Recurrent Thyroid Tumors
Whether recurrent thyroid tumors always require surgical treatment is a question without a firm answer, but two experts in the field offered their views during the session.
Ralph Tufano, MD, director of the Johns Hopkins Hospital Multidisciplinary Thyroid Tumor Center in Baltimore, supported a more aggressive approach. The medical literature, he said, shows that in cases where the physician knows there is disease in the central neck or the lateral neck upon initial presentation—disease that’s “clinically apparent”—the median recurrence rate is 22%, a figure he calls “almost shameful” to surgeons.
“The onus is on the surgeon to clear that disease whether it is primary or recurrent/persistent and not rely on radioactive iodine or additional treatment,” Dr. Tufano said. “What’s important is to perform comprehensive compartmental dissections when you know gross nodal disease is there.”

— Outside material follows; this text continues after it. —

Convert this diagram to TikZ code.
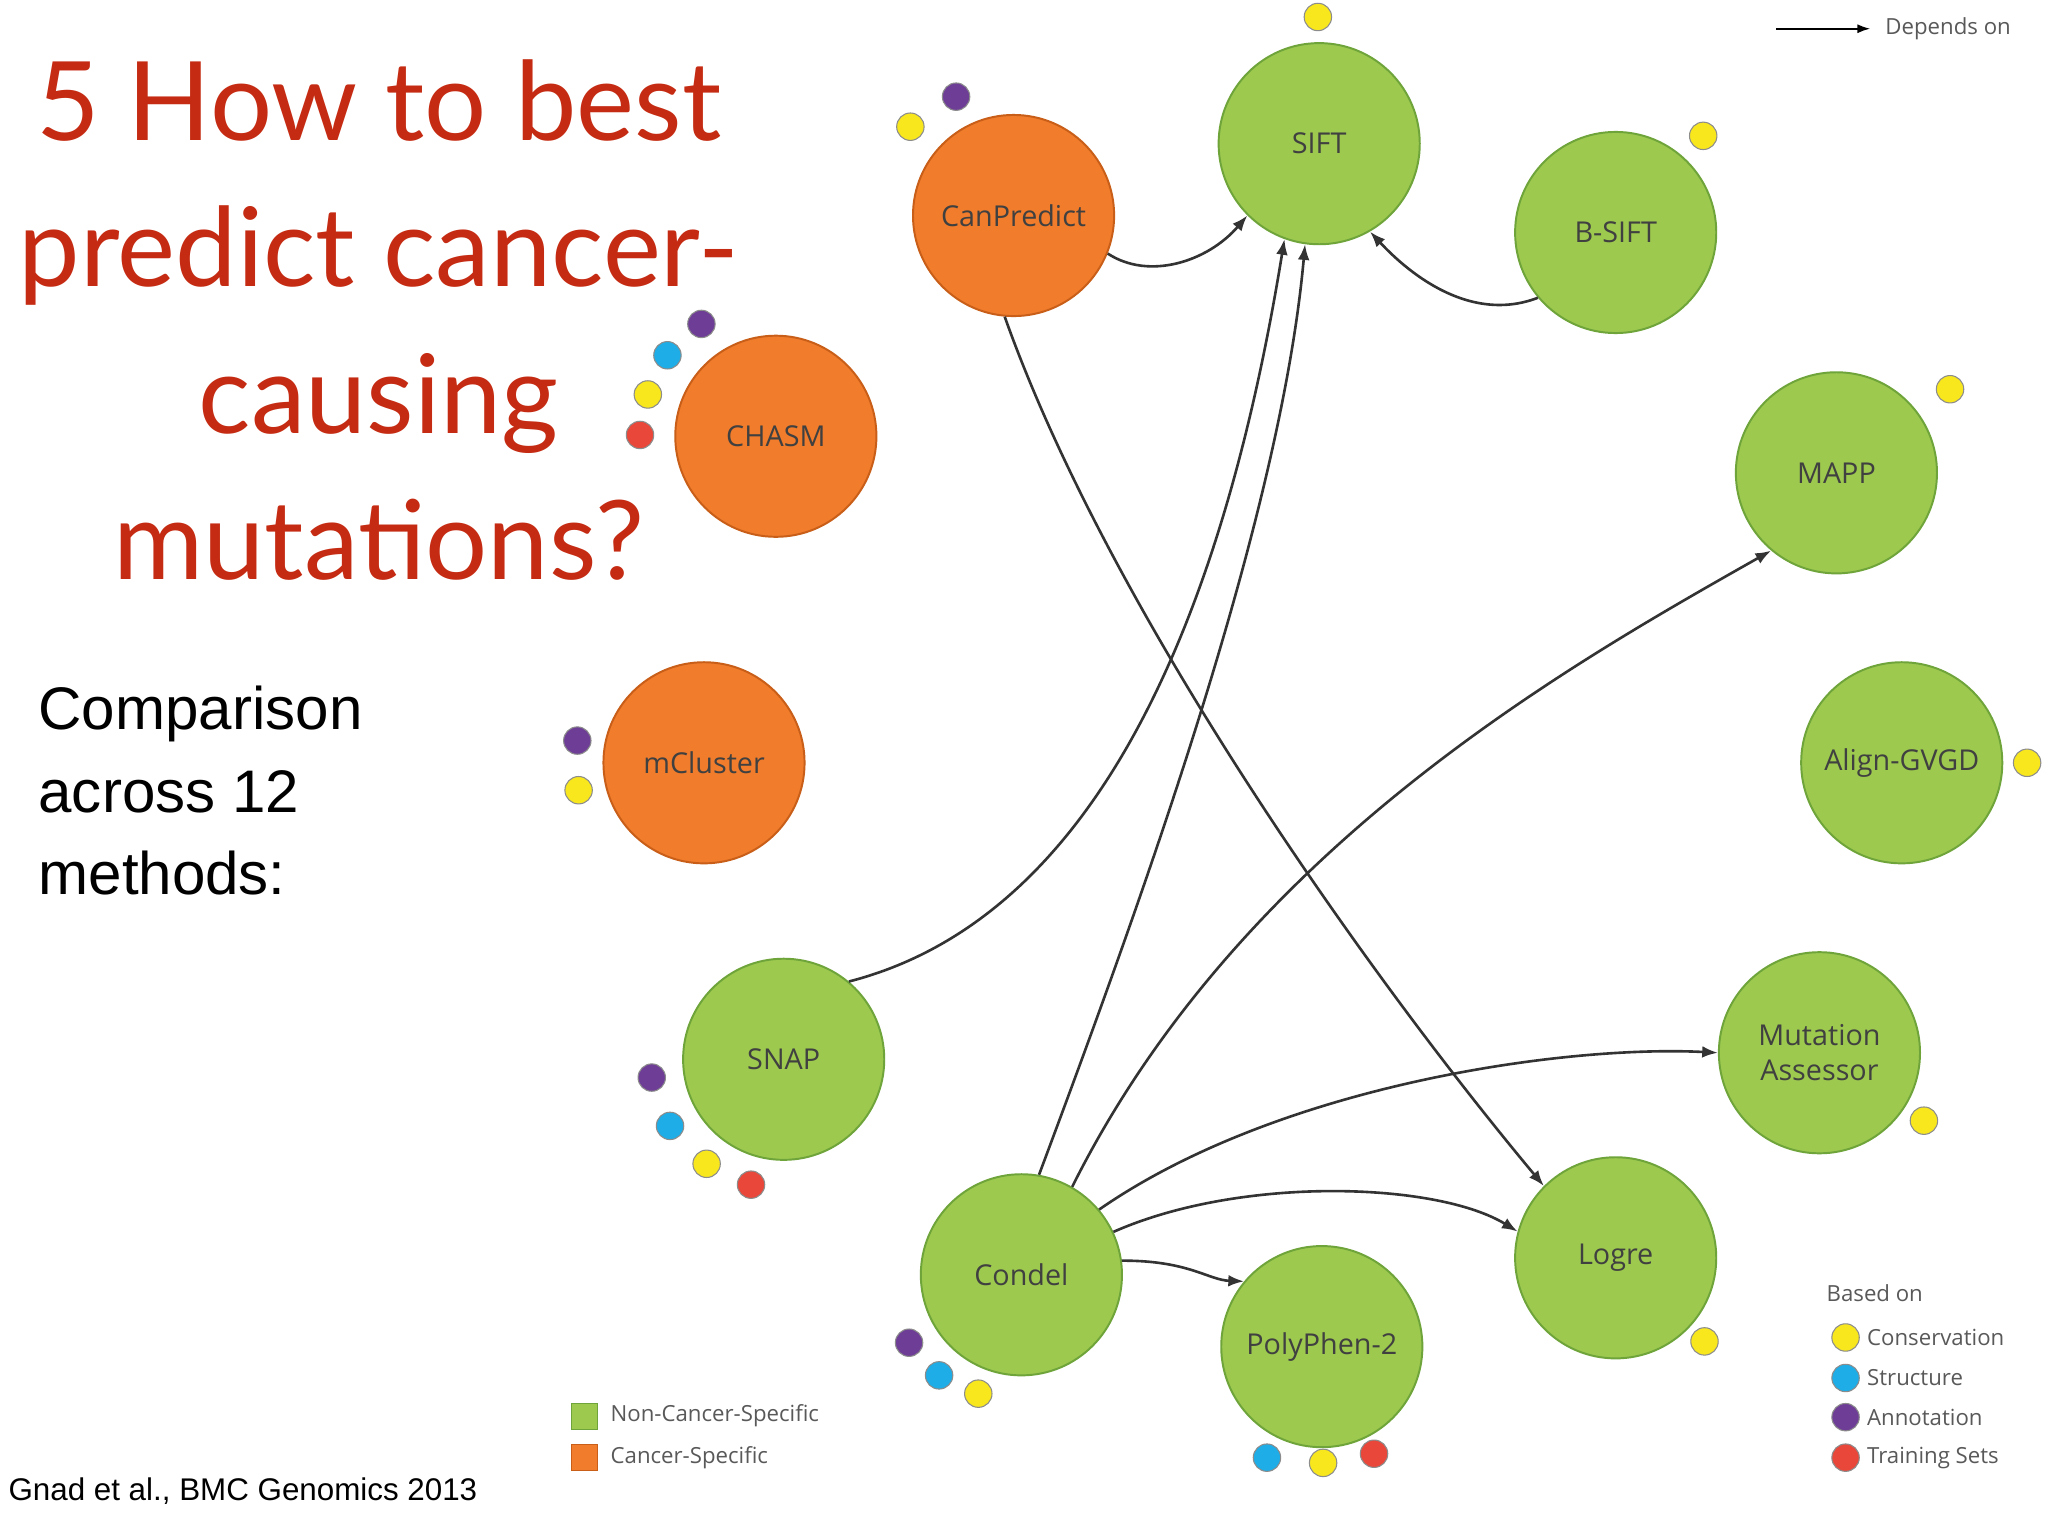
\documentclass[tikz,border=0pt]{standalone}
\usepackage{fontspec}
\setmainfont{Liberation Sans}
\newfontfamily\titlefont{Lato}
\newfontfamily\nodefont{Open Sans}
\usetikzlibrary{arrows.meta}
\definecolor{gr}{HTML}{9DC94F}
\definecolor{grb}{HTML}{6EA43A}
\definecolor{orf}{HTML}{F07C2C}
\definecolor{orb}{HTML}{C85E18}
\definecolor{ttl}{HTML}{C52B12}
\definecolor{dy}{HTML}{F8E71C}
\definecolor{db}{HTML}{1EADE6}
\definecolor{dp}{HTML}{6E3D96}
\definecolor{dr}{HTML}{E8473A}
\tikzset{
 meth/.style={circle,minimum size=154pt,inner sep=0pt,fill=gr,draw=grb,line width=1.5pt,font=\nodefont\fontsize{22}{27}\selectfont,text=black!75,align=center},
 cmeth/.style={meth,fill=orf,draw=orb},
 dot/.style={circle,minimum size=21pt,inner sep=0pt,draw=black!45,line width=0.8pt,fill=#1},
 dep/.style={-{Latex[length=12pt,width=9pt]},line width=2pt,black!80},
 leg/.style={font=\nodefont\fontsize{17}{20}\selectfont,text=black!65,anchor=west}
}
\begin{document}
\begin{tikzpicture}[x=1pt,y=-1pt]
\useasboundingbox[fill=white] (0,0) rectangle (1568,1176);
% title
\node[font=\titlefont\fontsize{84}{112}\selectfont,text=ttl,align=center] (title) at (290,245) {5 How to best\\predict cancer-\\causing\\mutations?};
\node[font=\fontsize{46}{63}\selectfont,align=left,anchor=north west] (cmp) at (26,522) {Comparison\\across 12\\methods:};
\node[font=\fontsize{24}{28}\selectfont,anchor=west] (ref) at (3,1142) {Gnad et al., BMC Genomics 2013};
% methods
\node[meth] (sift) at (1010,110) {SIFT};
\node[cmeth] (canp) at (776,165) {CanPredict};
\node[meth] (bsift) at (1237,178) {B-SIFT};
\node[cmeth] (chasm) at (594,334) {CHASM};
\node[meth] (mapp) at (1406,362) {MAPP};
\node[cmeth] (mcl) at (539,584) {mCluster};
\node[meth] (align) at (1456,584) {Align-GVGD};
\node[meth] (snap) at (600,811) {SNAP};
\node[meth] (mut) at (1393,806) {Mutation\\Assessor};
\node[meth] (condel) at (782,976) {Condel};
\node[meth] (logre) at (1237,963) {Logre};
\node[meth] (poly) at (1012,1031) {PolyPhen-2};
% dots
\node[dot=dy] (d1) at (1009,13) {};
\node[dot=dp] (d2) at (732,74) {};
\node[dot=dy] (d3) at (697,97) {};
\node[dot=dy] (d4) at (1304,104) {};
\node[dot=dp] (d5) at (537,248) {};
\node[dot=db] (d6) at (511,272) {};
\node[dot=dy] (d7) at (496,302) {};
\node[dot=dr] (d8) at (490,333) {};
\node[dot=dy] (d9) at (1493,298) {};
\node[dot=dp] (d10) at (442,567) {};
\node[dot=dy] (d11) at (443,605) {};
\node[dot=dy] (d12) at (1552,584) {};
\node[dot=dp] (d13) at (499,825) {};
\node[dot=db] (d14) at (513,862) {};
\node[dot=dy] (d15) at (541,891) {};
\node[dot=dr] (d16) at (575,907) {};
\node[dot=dy] (d17) at (1473,858) {};
\node[dot=dp] (d18) at (696,1028) {};
\node[dot=db] (d19) at (719,1053) {};
\node[dot=dy] (d20) at (749,1067) {};
\node[dot=dy] (d21) at (1305,1027) {};
\node[dot=db] (d22) at (970,1116) {};
\node[dot=dy] (d23) at (1013,1120) {};
\node[dot=dr] (d24) at (1052,1113) {};
% arrows
\draw[dep] (canp.-22) .. controls (880,215) and (925,200) .. (sift.-135);
\draw[dep] (bsift.-140) .. controls (1120,250) and (1070,200) .. (sift.-60);
\draw[dep] (canp.-95) .. controls (850,470) and (1050,750) .. (logre.135);
\draw[dep] (snap.50) .. controls (850,700) and (940,450) .. (sift.-110);
\draw[dep] (condel.80) .. controls (870,700) and (980,400) .. (sift.-98);
\draw[dep] (condel.60) .. controls (950,650) and (1200,510) .. (mapp.-130);
\draw[dep] (condel.40) .. controls (980,830) and (1200,800) .. (mut.180);
\draw[dep] (condel.25) .. controls (950,900) and (1100,905) .. (logre.165);
\draw[dep] (condel.8) .. controls (910,965) and (925,980) .. (poly.140);
% legends
\coordinate (la) at (1360,22);
\coordinate (lb) at (1432,22);
\draw[-{Latex[length=10pt,width=7pt]},line width=1.5pt] (la) -- (lb);
\node[leg] (ldep) at (1440,22) {Depends on};
\node[leg] (lbased) at (1395,990) {Based on};
\node[dot=dy] (l1) at (1413,1024) {};
\node[leg] (l1t) at (1426,1024) {Conservation};
\node[dot=db] (l2) at (1413,1055) {};
\node[leg] (l2t) at (1426,1055) {Structure};
\node[dot=dp] (l3) at (1413,1085) {};
\node[leg] (l3t) at (1426,1085) {Annotation};
\node[dot=dr] (l4) at (1413,1116) {};
\node[leg] (l4t) at (1426,1116) {Training Sets};
\node[fill=gr,draw=grb,minimum size=20pt,inner sep=0pt] (s1) at (447,1084) {};
\node[leg] (s1t) at (464,1084) {Non-Cancer-Specific};
\node[fill=orf,draw=orb,minimum size=20pt,inner sep=0pt] (s2) at (447,1116) {};
\node[leg] (s2t) at (464,1116) {Cancer-Specific};
\end{tikzpicture}
\end{document}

But Ashok Shaha, MD, professor of head and neck surgery at Memorial Sloan-Kettering Cancer Center in New York City, said observation is the right course in many cases. “If you have a small recurrence in a low-risk patient where the survival is 99%, do we need to go back and take care of the patient when the tumor is less than 1 cm?” he said.
Sometimes, the disease will not even be found, and there is a risk of complications, he added. Today’s technology allows for the discovery of micro-recurrent disease, but this doesn’t make the patient a surgery candidate. “Patients with multiple positive nodes from papillary cancer may have additional nodes in the paratracheal area and may never come out of mild hyperthyroglobulinemia,” said Dr. Shaha. “That does not mean all of them will require surgical intervention. They can live very happily with mild hyperthyroglobulinemia.” Approximately 20% to 30% of patients will have a recurrence, but almost half of those will remain with mild hyperthyroglobulinemia.
Dr. Tufano responded that, in the right hands, there is a greater likelihood that the nodule recurrence will be found in surgery if a compartmental resection is performed. “We’re not talking about a low-risk patient every time; we’re not talking about only sub-centimenter disease,” he said. “I don’t think that in this situation we can count on every tumor to behave accordingly to the low-risk profile. And we don’t know which ones will be aggressive and which ones will remain relatively indolent and quiescent.” Having a patient get lost to follow-up, only to have a serious recurrence four or five years later, can be disastrous, he said.